Court documents reveal that the vessel Spica Eternity docked in Mombasa in October 2025 carrying approximately 35,000 metric tonnes of white milled rice from Kandla Port in India, exported by Olam Agri India Private Limited and consigned to Ecoview Commodities Ltd and Njema Commodities Ltd.
The second vessel, IVS Crimson Creek, arrived in mid-December 2025 with an additional 20,000 metric tonnes of white rice from Thailand, exported by Olam Thailand Limited and Golden Granary Co. Ltd, consigned to Preferred Grains Ltd.
The 55 million kilogrammes of imported rice, valued at approximately Sh5.5 billion at retail prices of Sh100 per kilogramme, have now become the centre of a legal and political firestorm threatening to consume some of the country’s top government officials.
The scandal deepens with allegations that government officials issued a new gazette notice in December extending the import window to May this year to circumvent court orders frozen by Justice Edward Muriithi, which required that any fresh imports must be cleared by the court .
Kirinyaga Senator Kamau Murango and Baragwi Ward Representative David Mathenge, who are leading the legal battle, have submitted damning cargo manifests to the court as evidence of what they describe as a systematic scheme to flout judicial authority.
The petitioners argue that the imports threaten to flood the market at a time when local farmers in Nyanza, Central, and Western Kenya are sitting on massive unsold stocks of rice, potentially causing financial ruin for thousands of smallholder farmers.
Senator Murango insists that warehouses and stores in rice-producing regions already hold large quantities of unsold rice, contradicting government claims of a food crisis .
The government, however, maintains that Kenya faces an acute rice shortage. Officials project that national rice stocks will run out by the end of this month if imports are halted, with the country requiring about 750,000 metric tonnes of rice between January and June 2026 while reserves stood at approximately 110,000 metric tonnes at the start of the year.
Government lawyers warn that restricting imports would drive up prices and disproportionately harm low-income households, as domestic production supplies less than 20 per cent of annual demand estimated at up to 1.5 million metric tonnes .
Justice Muriithi has since issued interim orders suspending implementation of the contested gazette notice and directing KRA to detain the disputed consignments pending further directions.
A ruling expected on January 29, 2026 will determine whether Watanga, Mbadi and Nyawanda will be formally cited for contempt of court.
The controversy comes at a particularly sensitive time for Watanga, whose tenure as KRA boss has been marked by multiple confrontations with Parliament and allegations of poor performance.
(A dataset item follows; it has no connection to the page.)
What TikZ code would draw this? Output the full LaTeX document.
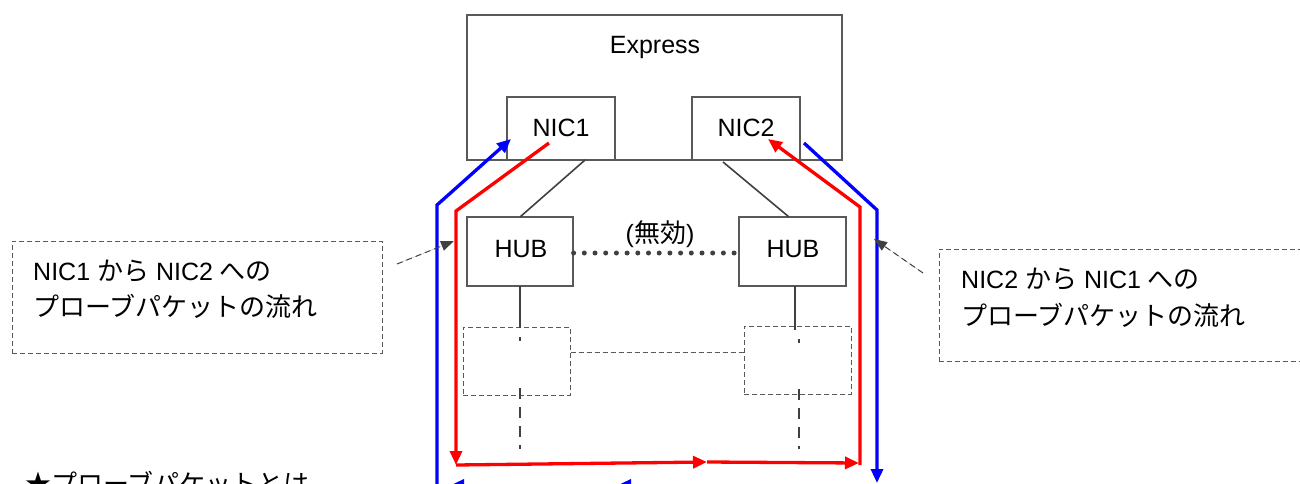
\documentclass[tikz,border=0pt]{standalone}
\usepackage{fontspec}
\setmainfont{Liberation Sans}
\newfontfamily\jp[Scale=1.04]{Noto Sans CJK JP}
\usetikzlibrary{arrows.meta}
\definecolor{boxgray}{HTML}{595959}
\definecolor{linegray}{HTML}{404040}
\definecolor{pred}{HTML}{FF0000}
\definecolor{pblue}{HTML}{0000FF}
\tikzset{
  solidbox/.style={draw=boxgray, line width=1.2pt, fill=white, inner sep=0pt},
  dashbox/.style={draw=boxgray, line width=1pt, dash pattern=on 5pt off 3pt, inner sep=0pt},
  lbl/.style={font=\fontsize{25}{30}\selectfont, inner sep=0pt},
  conn/.style={draw=linegray, line width=1.6pt},
  flowred/.style={draw=pred, line width=3.3pt, line join=miter, -{Triangle[length=14pt,width=12pt]}},
  flowblue/.style={draw=pblue, line width=3.3pt, line join=miter, -{Triangle[length=14pt,width=12pt]}},
  note/.style={draw=linegray, line width=1pt, dash pattern=on 6pt off 4pt, -{Triangle[length=13pt,width=10pt]}, fill=linegray},
}
\begin{document}
\begin{tikzpicture}[x=1pt,y=-1pt]
\clip (0,0) rectangle (1300,484);
\useasboundingbox (0,0) rectangle (1300,484);
\fill[white] (0,0) rectangle (1300,484);

% Express and NICs
\draw[solidbox] (467,15) rectangle (842,160);
\node[lbl, anchor=base] (express) at (655,54) {Express};
\node[solidbox, minimum width=108pt, minimum height=63pt] (nic1) at (561,128.5) {};
\node[solidbox, minimum width=108pt, minimum height=63pt] (nic2) at (746,128.5) {};
\node[lbl, anchor=base] (nic1t) at (561,136) {NIC1};
\node[lbl, anchor=base] (nic2t) at (746,136) {NIC2};

% HUBs
\node[solidbox, minimum width=106pt, minimum height=69pt] (hub1) at (520,251.5) {};
\node[solidbox, minimum width=107pt, minimum height=69pt] (hub2) at (792.5,251.5) {};
\node[lbl, anchor=base] (hub1t) at (521,257) {HUB};
\node[lbl, anchor=base] (hub2t) at (793,257) {HUB};

\coordinate (n1b) at (585,160);
\coordinate (h1t) at (520,217);
\coordinate (n2b) at (723,162);
\coordinate (h2t) at (789,217);
\draw[conn] (n1b) -- (h1t);
\draw[conn] (n2b) -- (h2t);

% disabled link
\draw[draw=linegray, line width=5pt, line cap=round, dash pattern=on 0pt off 10.7pt] (hub1.east |- 0,253) -- (hub2.west |- 0,253);
\node[lbl, anchor=center] (mukou) at (660,234) {(\jp 無効\rmfamily)};

% dashed boxes
\node[dashbox, minimum width=107pt, minimum height=68pt] (db1) at (516.5,361) {};
\node[dashbox, minimum width=107pt, minimum height=68pt] (db2) at (797.5,360) {};
\draw[draw=boxgray, line width=1pt, dash pattern=on 5pt off 3pt] (db1.east |- 0,352) -- (db2.west |- 0,352);

% vertical links below hubs
\draw[conn, line width=2pt] (520,286) -- (520,328);
\draw[conn, line width=2pt] (520,337) -- (520,341);
\draw[conn, line width=2pt, dash pattern=on 11pt off 8pt] (520,388) -- (520,449);
\draw[conn, line width=2pt] (795,286) -- (795,330);
\draw[conn, line width=2pt] (799,339) -- (799,343);
\draw[conn, line width=2pt, dash pattern=on 11pt off 8pt] (799,389) -- (799,449);

% red flow NIC1 -> NIC2
\coordinate (r0) at (549,143);
\coordinate (r1) at (456,211);
\coordinate (r2) at (456,465);
\coordinate (r3) at (707,462);
\coordinate (r4) at (859,463);
\coordinate (r5) at (860,465);
\coordinate (r6) at (860,207);
\coordinate (r7) at (768,139);
\draw[flowred] (r0) -- (r1) -- (r2);
\draw[flowred] (r2) -- (r3);
\draw[flowred] (r3) -- (r4);
\draw[flowred] (r5) -- (r6) -- (r7);

% blue flow NIC2 -> NIC1
\coordinate (b0) at (437,492);
\coordinate (b1) at (437,205);
\coordinate (b2) at (511,139);
\coordinate (b3) at (804,143);
\coordinate (b4) at (877,210);
\coordinate (b5) at (877,483);
\coordinate (b6) at (877,485.5);
\coordinate (b7) at (617,485.5);
\coordinate (b8) at (450,485.5);
\draw[flowblue] (b0) -- (b1) -- (b2);
\draw[flowblue] (b3) -- (b4) -- (b5);
\draw[flowblue] (b6) -- (b7);
\draw[flowblue] (b7) -- (b8);

% annotations
\node[dashbox, minimum width=370pt, minimum height=112pt] (ann1) at (197,297) {};
\node[lbl, anchor=base west] (ann1a) at (33,280) {NIC1 {\jp から} NIC2 {\jp への}};
\node[lbl, anchor=base west] (ann1b) at (33,316) {\jp プローブパケットの流れ};
\coordinate (a1s) at (397,264);
\coordinate (a1e) at (454,241);
\draw[note] (a1s) -- (a1e);

\node[dashbox, minimum width=366pt, minimum height=112pt] (ann2) at (1122,305) {};
\node[lbl, anchor=base west] (ann2a) at (961,288) {NIC2 {\jp から} NIC1 {\jp への}};
\node[lbl, anchor=base west] (ann2b) at (961,325) {\jp プローブパケットの流れ};
\coordinate (a2s) at (923,273);
\coordinate (a2e) at (874,239);
\draw[note] (a2s) -- (a2e);

% footnote heading (cut off at the lower edge, as in the reference)
\node[lbl, anchor=base west] (star) at (25,493) {\jp ★プローブパケットとは};
\end{tikzpicture}
\end{document}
The taxman has repeatedly faced scrutiny over revenue collection shortfalls that have forced the government to increase domestic and foreign borrowing.
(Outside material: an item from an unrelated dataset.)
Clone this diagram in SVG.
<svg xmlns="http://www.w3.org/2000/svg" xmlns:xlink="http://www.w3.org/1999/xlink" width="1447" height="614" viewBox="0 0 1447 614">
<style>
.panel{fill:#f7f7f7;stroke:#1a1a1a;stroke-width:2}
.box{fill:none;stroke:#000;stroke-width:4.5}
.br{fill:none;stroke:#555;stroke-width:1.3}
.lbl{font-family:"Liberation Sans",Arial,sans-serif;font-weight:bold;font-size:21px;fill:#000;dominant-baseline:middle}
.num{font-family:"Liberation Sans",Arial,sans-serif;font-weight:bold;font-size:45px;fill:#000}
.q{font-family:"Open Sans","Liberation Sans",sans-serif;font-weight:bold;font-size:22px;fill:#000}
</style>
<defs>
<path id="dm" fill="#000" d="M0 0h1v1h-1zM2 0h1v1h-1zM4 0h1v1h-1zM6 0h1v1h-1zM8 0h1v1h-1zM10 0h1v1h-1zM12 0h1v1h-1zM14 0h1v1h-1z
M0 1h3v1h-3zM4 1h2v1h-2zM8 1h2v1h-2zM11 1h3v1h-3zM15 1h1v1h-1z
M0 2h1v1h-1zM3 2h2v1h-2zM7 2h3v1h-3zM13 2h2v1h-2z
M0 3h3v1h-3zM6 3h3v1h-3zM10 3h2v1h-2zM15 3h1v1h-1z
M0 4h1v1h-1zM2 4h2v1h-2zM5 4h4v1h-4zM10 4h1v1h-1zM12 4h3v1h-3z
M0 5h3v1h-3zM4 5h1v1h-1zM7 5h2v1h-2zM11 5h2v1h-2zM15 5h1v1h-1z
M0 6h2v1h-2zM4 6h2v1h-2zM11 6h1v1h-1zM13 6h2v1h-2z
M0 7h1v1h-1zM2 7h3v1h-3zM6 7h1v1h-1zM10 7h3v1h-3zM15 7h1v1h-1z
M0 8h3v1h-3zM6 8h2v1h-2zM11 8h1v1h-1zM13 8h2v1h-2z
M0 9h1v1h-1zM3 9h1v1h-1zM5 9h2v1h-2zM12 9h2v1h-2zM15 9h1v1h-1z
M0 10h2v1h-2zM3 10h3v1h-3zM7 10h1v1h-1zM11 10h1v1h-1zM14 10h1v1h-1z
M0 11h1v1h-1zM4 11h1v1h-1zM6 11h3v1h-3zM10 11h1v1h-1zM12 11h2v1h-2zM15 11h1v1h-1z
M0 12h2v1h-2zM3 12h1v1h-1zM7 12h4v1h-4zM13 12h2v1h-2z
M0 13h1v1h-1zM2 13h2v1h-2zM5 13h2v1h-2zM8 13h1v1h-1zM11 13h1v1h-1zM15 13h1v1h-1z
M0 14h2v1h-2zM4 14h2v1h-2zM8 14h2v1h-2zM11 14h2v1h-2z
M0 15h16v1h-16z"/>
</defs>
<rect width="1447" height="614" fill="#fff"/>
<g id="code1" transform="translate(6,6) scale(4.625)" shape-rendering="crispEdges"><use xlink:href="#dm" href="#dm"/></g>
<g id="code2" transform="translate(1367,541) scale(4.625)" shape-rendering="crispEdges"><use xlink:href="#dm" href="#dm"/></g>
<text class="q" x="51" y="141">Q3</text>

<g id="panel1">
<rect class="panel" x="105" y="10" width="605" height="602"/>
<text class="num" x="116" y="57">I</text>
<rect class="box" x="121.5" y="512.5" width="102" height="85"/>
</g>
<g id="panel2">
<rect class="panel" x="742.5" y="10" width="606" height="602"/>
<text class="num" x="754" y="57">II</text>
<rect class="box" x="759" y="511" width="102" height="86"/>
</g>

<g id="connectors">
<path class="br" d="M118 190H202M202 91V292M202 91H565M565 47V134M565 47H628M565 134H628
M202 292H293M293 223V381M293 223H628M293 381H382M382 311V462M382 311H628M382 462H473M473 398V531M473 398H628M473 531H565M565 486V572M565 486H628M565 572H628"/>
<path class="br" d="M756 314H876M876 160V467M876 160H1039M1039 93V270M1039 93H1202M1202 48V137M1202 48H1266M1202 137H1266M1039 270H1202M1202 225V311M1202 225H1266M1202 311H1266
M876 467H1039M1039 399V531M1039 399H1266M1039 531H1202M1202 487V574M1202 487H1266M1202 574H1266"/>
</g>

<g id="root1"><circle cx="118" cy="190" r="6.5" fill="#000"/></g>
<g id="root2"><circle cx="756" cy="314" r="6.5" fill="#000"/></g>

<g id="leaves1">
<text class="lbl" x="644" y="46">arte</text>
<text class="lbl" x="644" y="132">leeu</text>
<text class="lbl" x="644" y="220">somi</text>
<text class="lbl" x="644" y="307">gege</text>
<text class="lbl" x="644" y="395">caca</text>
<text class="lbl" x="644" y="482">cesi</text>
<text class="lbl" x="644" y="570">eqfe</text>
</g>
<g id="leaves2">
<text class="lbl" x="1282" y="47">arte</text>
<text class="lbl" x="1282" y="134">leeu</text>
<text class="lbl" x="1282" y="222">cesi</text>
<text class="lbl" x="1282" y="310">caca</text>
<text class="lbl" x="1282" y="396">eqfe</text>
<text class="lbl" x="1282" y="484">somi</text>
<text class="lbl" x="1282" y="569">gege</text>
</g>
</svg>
This is not the first time Watanga has found himself in hot water.
In 2024, he was summoned by the Finance and National Planning Committee over claims the country lost Sh62 billion in a tax evasion scandal involving Louis Dreyfus Company.
He also infamously skipped parliamentary invitations 14 consecutive times over queries on ethnic composition of KRA staff.
For CS Mbadi, a former ODM stalwart now serving in President William Ruto’s government, the rice scandal threatens to undermine his credibility just months into his tenure.
The ODM-allied Cabinet Secretary has already faced parliamentary sanctions threats for failing to honour MPs’ invitations on other matters of national importance.
The petitioners have made it clear they will not back down.
In their court application, they warn that the continued release of duty-free rice constitutes fresh acts of contempt that undermine conservatory orders meant to protect farmers pending the case’s final determination.
As Kenya holds its breath for the January 29 ruling, the bigger question remains: will senior government officials be held accountable for allegedly defying court orders in a scandal that has pitted farmers against bureaucrats, and the judiciary against the executive?